The Michigan women’s lacrosse team nearly matched Colorado shot for shot Sunday at Michigan Stadium. The Wolverines were outshot by just two, but were outscored, 11-4.
Michigan has scored fewer than 10 goals in five straight games and has gone 1-4 during that stretch. This streak of low-scoring outputs comes after the Wolverines scored 10 or more goals in each of their first six games.
“It’s a focus and an execution (thing),” said Michigan coach Jennifer Ulehla. “It’s not for lack of practice. We’re trying to execute it, so I’ve got to take a look at what it was that their defense was doing, or was it really just personally or fundamentally we weren’t executing?”
At the beginning of the game, it looked like the Wolverines would have better luck. Just seven minutes into the first half, junior attacker Natalie Carti scored her 12th goal of the season to put her team up 1-0.
But that was the last goal the team would score for the next 18 minutes.
“We did have some good possessions on offense,” said junior attacker Tess Korten. “We just have to work on execution and actually getting our shot percentage up.”
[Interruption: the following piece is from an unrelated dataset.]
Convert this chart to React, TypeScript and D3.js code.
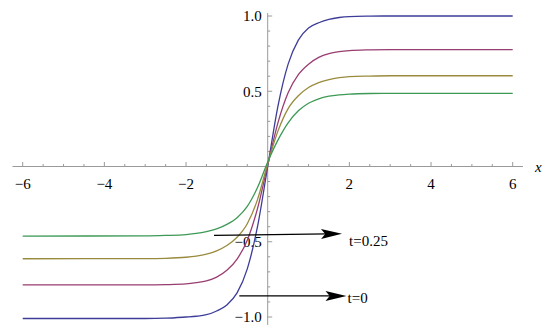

Michigan’s poor offensive showing came in a game where the defense held up strong. Though it gave up 11 goals, many of those came in the second half when the Wolverines pushed forward to make up a deficit.
Despite going into scramble mode and getting many good chances at the net, Michigan couldn’t convert until just 10 minutes remained. By that time, the Wolverines’ deficit was too large.
And now, with the conference slate beginning next Saturday against Ohio State, the Wolverines will need to make those adjustments quickly if they want to turn this scoring trend around.
“We’re really going to focus in on our offense and our offensive chemistry from a big picture standpoint,” Ulehla said. “But then the little things, the fundamentals, catching and throwing, being deceptive with our shooting. Obviously, that was an issue today. We weren’t as deceptive as we should have been. Just getting more looks, more options.”
If Michigan is going to regain its offensive prowess from earlier in the season, perhaps the answer is in Ulehla’s last sentence: getting more looks. In all of the Wolverines’ wins this season, except one, they have outshot their opponents.
Either way, Michigan will be looking to improve its offense in any way that it can. If they don’t, the Wolverines will be in danger of losing their second in a row and getting off to a rocky start in their Big Ten campaign.